Transparansi, kata politisi Partai Kebangkitan Bangsa itu, juga berarti harus disampaikan kepada publik mengenai rencana kunjungan beserta anggarannya, maksud dan tujuan kunjungan, serta relevansi negara tujuan.

"Tak kalah penting, melaporkan ke publik tentang hasil kunjungan kerja ke luar negeri, terutama efektifitas kunjungan. Pimpinan bisa menolak/membatalkan atau mengalihkan kunjungan jika dianggap tidak relevan," ujar dia.

Hal yang sama dikatakan oleh Sekretaris Fraksi Partai Demokrat Saan Mustopa. Menurut Saan, kunjungan ke luar negeri harus lebih selektif. Dengan demikian akan terjadi penghematan anggaran yang lebih banyak.

"Kalau kunjungan kerja itu lebih selektif, otomatis akan bisa menghemat anggaran. Fraksi Partai Demokrat akan mengusulkan efektifitas, selektifitas soal kunjungan kerja ke luar negeri," jelas Saan.

Kunjungan kerja ke luar negeri untuk studi banding ada porsinya.

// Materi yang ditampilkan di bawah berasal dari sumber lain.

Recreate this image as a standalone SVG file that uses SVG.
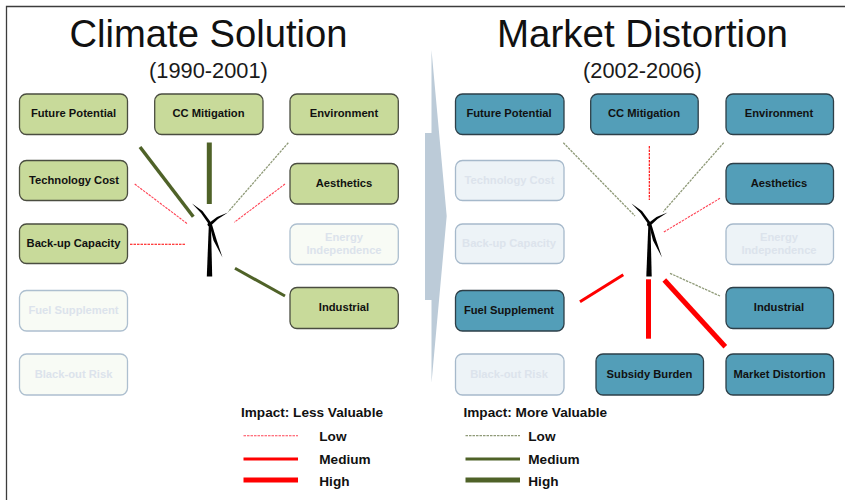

"Jangan sampai kunker ke luar negeri untuk membahas RUU yang tidak ada kaitannya seperti pembahasan RUU Pramuka. Tapi perlu kunker ke luar negeri ketika membahas RUU Imigrasi," ujar anggota Komisi III DPR RI itu.

Ditambahkan, kunjungan kerja ke luar negeri untuk studi banding sebaiknya dilakukan sejak awal ketika mulai membahas sebuah Rancangan Undang-Undang atau saat proses akademis dari RUU tersebut.

"Jangan kunjungan kerja ke luar negeri untuk studi banding dilakukan ketika pembahasan sebuah RUU hampir selesai. Gak ada gunanya sama sekali dan bahkan menimbulkan polemik," ujar Saan.